Write the lines out again, from the top of the material to the line containing "Chart.register(...registerables);", pictures excluded.
○ ○ ○ ○ ○ ○ ○
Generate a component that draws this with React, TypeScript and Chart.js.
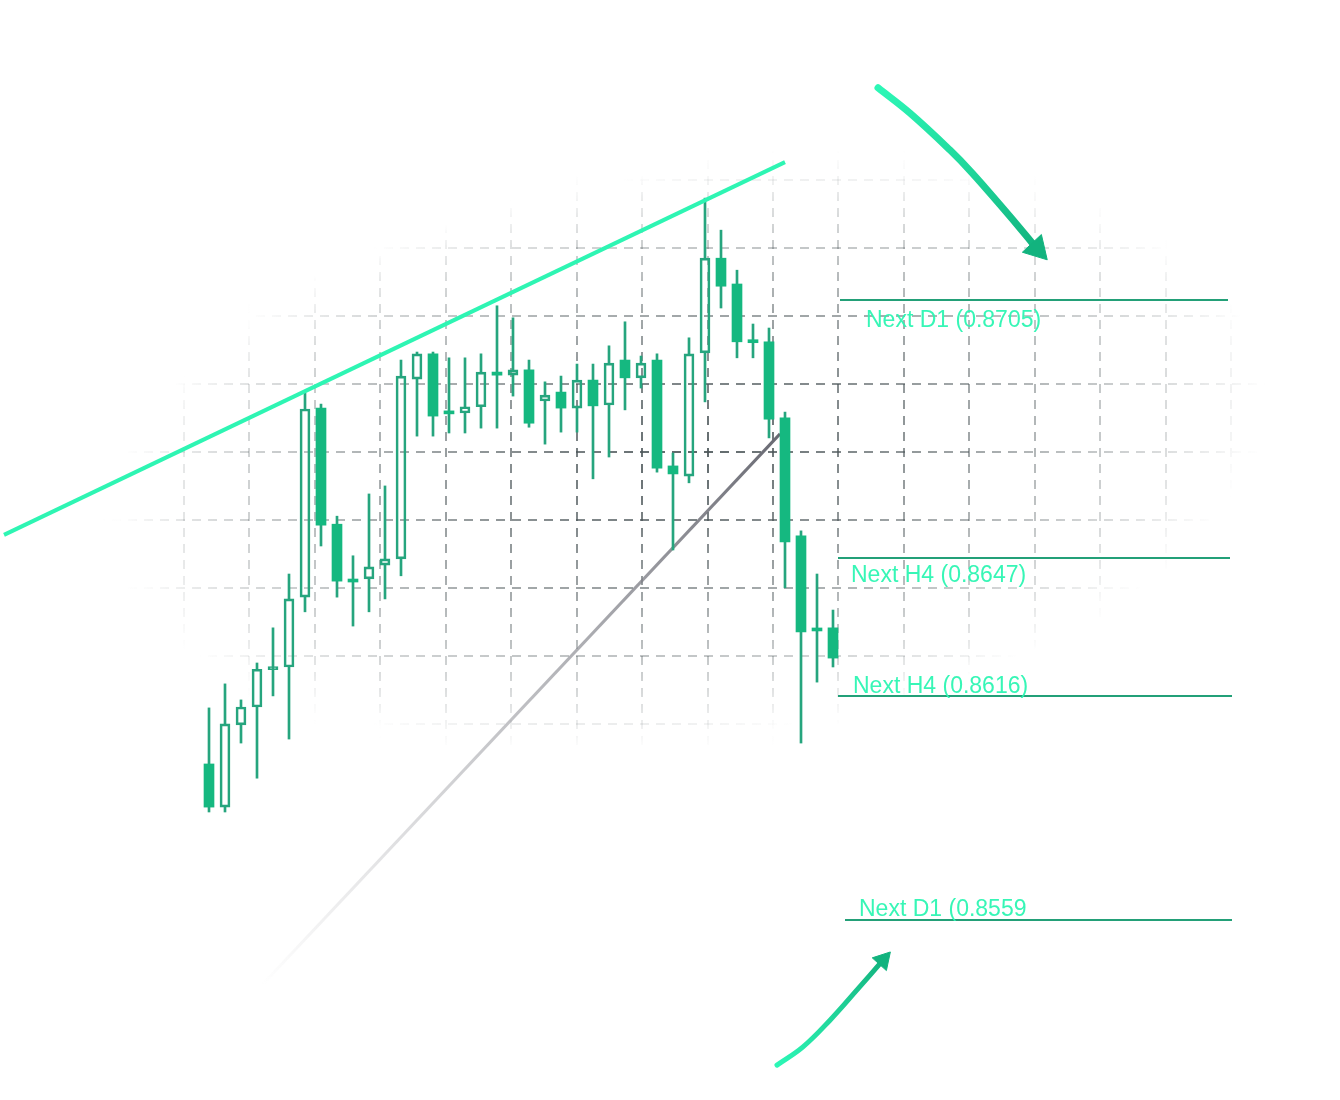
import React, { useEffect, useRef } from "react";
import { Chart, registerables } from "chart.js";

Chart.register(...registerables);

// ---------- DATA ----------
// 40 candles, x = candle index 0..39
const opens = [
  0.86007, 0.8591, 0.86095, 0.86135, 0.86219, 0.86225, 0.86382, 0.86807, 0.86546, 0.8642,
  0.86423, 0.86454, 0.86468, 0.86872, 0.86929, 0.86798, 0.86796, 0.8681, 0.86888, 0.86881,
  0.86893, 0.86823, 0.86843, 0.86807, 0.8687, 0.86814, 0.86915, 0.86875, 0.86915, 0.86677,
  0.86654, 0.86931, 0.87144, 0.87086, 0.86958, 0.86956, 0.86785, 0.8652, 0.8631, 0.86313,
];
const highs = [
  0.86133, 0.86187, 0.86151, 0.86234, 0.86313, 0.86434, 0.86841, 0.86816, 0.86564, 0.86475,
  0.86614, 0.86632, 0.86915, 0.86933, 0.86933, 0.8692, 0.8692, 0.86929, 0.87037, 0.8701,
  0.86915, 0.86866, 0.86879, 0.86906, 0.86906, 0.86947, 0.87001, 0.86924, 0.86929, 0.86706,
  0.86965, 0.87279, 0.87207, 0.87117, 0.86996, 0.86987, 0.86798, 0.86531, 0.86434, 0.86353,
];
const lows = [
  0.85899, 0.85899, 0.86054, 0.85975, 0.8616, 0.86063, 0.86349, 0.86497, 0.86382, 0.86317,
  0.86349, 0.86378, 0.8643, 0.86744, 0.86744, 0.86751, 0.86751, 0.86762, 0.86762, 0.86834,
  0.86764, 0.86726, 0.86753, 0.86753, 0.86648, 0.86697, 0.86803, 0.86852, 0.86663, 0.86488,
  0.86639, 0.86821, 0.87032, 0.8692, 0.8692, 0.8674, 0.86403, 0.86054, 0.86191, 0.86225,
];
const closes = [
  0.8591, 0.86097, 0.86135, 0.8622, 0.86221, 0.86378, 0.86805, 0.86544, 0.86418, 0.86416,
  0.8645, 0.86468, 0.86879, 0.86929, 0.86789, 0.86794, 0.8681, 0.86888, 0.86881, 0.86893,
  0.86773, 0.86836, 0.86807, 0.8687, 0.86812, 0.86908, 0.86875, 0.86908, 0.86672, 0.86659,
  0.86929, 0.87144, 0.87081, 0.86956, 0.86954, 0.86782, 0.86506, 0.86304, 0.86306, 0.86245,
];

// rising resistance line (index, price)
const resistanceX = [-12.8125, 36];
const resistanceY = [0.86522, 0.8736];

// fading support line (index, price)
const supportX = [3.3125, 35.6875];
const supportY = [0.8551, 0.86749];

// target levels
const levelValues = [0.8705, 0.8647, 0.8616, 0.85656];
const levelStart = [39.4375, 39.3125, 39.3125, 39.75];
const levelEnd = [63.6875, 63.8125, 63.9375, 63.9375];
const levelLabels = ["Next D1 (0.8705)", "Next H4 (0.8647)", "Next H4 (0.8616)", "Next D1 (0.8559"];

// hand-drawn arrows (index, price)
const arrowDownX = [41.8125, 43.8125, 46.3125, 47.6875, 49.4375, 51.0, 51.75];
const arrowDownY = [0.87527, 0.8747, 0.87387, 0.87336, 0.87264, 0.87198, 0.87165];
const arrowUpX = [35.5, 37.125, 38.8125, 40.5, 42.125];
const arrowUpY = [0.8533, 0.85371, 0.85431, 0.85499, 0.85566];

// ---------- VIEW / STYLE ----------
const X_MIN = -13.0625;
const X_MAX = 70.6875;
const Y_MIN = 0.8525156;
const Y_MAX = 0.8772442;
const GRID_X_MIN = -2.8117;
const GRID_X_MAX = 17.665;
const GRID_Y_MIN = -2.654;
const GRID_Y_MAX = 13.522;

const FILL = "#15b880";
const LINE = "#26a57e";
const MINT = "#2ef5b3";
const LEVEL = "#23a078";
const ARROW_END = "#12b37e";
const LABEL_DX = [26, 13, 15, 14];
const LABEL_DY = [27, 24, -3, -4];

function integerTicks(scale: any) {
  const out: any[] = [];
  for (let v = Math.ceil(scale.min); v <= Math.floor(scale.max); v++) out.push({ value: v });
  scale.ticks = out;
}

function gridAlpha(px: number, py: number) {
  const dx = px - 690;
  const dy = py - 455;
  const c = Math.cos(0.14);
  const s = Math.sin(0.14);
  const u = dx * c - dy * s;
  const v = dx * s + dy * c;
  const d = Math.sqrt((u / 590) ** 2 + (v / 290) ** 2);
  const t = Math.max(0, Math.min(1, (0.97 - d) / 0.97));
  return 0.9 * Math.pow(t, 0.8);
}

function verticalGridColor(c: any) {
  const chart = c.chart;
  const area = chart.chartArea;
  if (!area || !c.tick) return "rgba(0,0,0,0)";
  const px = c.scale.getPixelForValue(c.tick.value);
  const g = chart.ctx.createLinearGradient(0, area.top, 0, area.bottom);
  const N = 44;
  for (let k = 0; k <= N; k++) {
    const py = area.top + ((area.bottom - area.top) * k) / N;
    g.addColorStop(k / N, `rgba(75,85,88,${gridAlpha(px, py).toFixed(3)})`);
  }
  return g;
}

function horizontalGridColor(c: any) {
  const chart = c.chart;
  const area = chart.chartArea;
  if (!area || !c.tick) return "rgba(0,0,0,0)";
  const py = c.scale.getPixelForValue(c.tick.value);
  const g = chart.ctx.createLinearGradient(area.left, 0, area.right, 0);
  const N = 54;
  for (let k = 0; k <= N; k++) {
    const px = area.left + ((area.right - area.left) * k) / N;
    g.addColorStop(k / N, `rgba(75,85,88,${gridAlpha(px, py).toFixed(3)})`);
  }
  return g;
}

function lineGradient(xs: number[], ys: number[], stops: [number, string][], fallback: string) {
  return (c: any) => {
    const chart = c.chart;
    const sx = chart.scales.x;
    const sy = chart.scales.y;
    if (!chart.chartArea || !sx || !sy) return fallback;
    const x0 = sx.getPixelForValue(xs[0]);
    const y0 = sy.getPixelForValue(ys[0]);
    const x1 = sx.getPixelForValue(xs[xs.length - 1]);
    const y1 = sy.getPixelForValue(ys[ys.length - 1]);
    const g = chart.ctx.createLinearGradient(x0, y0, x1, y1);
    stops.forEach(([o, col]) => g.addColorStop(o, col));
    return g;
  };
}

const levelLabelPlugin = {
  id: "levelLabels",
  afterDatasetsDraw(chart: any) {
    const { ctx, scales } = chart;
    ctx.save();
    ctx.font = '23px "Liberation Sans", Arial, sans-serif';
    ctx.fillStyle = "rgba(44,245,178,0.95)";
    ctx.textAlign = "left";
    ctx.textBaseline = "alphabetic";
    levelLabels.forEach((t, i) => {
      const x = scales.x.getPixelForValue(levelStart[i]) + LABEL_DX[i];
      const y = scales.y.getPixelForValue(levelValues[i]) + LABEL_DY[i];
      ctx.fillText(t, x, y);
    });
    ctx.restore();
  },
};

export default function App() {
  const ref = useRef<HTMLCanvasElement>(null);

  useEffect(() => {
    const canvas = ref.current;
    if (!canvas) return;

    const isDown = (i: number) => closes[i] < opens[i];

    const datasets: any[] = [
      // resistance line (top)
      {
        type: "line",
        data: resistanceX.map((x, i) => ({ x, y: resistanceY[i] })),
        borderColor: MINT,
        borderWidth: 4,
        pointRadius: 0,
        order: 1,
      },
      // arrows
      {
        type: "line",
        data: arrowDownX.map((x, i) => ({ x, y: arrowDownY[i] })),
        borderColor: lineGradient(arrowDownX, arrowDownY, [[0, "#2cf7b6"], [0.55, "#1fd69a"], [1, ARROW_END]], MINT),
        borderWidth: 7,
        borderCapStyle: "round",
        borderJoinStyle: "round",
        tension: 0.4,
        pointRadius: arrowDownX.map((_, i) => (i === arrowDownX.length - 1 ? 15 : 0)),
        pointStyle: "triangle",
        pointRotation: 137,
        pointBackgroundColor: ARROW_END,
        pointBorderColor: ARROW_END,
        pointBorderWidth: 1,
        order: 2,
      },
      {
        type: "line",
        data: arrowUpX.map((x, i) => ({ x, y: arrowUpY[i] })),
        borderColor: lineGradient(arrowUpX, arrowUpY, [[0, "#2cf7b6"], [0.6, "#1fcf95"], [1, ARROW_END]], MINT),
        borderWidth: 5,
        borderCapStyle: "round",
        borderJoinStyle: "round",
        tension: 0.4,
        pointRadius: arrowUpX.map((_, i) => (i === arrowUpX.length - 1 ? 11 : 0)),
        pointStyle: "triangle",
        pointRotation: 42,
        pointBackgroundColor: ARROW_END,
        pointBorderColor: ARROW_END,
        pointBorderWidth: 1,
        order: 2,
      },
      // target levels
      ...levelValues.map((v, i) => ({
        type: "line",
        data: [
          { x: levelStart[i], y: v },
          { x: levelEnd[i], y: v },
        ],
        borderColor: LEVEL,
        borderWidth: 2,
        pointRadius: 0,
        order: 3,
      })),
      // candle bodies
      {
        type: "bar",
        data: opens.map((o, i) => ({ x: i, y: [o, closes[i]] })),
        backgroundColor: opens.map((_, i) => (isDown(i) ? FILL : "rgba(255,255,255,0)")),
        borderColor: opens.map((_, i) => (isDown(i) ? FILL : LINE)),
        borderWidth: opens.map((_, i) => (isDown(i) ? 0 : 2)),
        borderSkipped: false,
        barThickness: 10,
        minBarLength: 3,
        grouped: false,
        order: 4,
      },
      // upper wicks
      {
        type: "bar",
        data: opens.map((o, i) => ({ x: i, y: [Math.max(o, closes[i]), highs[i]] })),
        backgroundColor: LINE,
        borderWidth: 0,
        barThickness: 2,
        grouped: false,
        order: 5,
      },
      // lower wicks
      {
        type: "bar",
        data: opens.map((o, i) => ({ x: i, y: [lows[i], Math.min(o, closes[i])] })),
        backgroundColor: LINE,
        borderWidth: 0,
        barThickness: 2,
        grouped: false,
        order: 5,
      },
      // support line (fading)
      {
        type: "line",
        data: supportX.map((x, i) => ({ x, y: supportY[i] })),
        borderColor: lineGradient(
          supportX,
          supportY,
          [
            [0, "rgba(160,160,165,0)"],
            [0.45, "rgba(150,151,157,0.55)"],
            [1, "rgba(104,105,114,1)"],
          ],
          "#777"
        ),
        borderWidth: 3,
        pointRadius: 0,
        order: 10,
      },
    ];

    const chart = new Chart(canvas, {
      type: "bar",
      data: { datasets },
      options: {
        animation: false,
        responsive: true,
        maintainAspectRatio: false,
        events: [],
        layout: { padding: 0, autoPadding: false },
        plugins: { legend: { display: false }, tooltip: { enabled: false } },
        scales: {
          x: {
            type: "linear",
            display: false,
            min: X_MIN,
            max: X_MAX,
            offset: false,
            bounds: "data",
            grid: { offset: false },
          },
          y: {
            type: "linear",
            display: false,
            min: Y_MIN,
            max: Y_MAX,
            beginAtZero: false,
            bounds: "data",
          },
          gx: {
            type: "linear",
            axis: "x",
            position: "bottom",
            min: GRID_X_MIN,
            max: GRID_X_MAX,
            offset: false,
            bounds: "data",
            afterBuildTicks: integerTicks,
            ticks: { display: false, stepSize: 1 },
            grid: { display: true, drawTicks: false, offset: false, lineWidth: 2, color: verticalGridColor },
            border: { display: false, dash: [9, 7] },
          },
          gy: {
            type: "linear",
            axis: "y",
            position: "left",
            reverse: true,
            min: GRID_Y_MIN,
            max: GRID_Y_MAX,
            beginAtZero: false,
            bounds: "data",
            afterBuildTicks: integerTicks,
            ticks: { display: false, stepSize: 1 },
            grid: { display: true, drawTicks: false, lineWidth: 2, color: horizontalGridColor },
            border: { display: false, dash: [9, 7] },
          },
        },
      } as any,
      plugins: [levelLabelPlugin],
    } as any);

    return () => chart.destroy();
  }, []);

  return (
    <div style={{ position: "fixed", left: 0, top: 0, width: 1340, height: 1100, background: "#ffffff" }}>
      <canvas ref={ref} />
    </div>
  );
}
○ ○ ○ ○ ○ ○ ○
**TASK RESPONSE:**
Generate a component that draws this with React, TypeScript and Chart.js.
import React, { useEffect, useRef } from "react";
import { Chart, registerables } from "chart.js";

Chart.register(...registerables);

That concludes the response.